Think of the carnage a malevolent trucker with the wrong cargo could wreak.

There’s a reason that semis on our highways are emblazoned with hazmat placards like “flammable gas,” “explosives” and “radioactive”: They warn other drivers to steer clear or risk calamity.

But what if calamity on a massive scale, impacting tens of thousands of our citizens, is the reason the driver is barreling down the highway? 

That’s not a “bad commute” — it’s a national disaster. 

A goal of the REAL ID Act was to ensure only US citizens and legal immigrants could obtain compliant IDs. 

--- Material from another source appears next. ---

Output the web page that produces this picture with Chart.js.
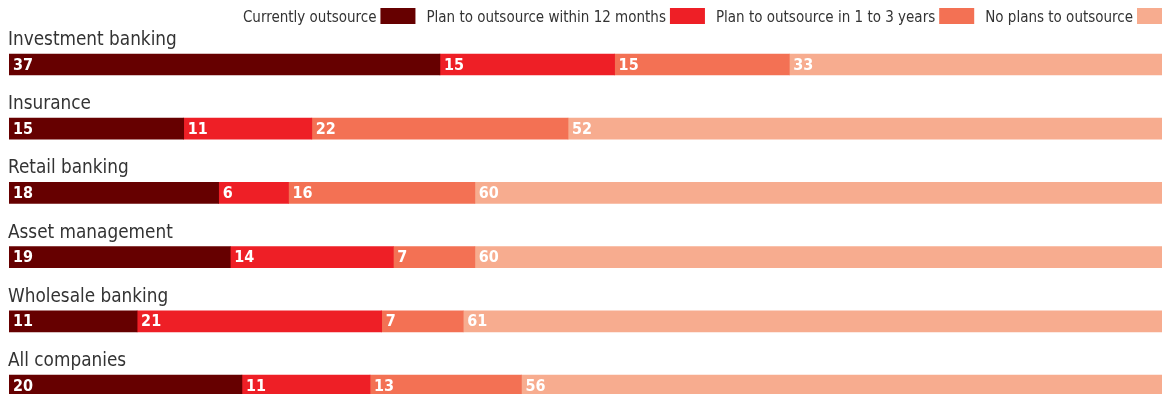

New York, having decided it can ignore our immigration laws, has now apparently set its sights on bypassing other federal mandates, as well.

Until this issue is resolved, President Donald Trump would be within his rights to bar travelers from using New York state “REAL IDs” when attempting to board aircraft or enter federally protected facilities.

There’s no reason for “No Name Given” to have a REAL ID commercial driver’s license — and New Yorkers, of all people, should understand why.

Andrew Arthur, the fellow in law and policy at the Center for Immigration Studies, drafted the Real ID Act of 2005.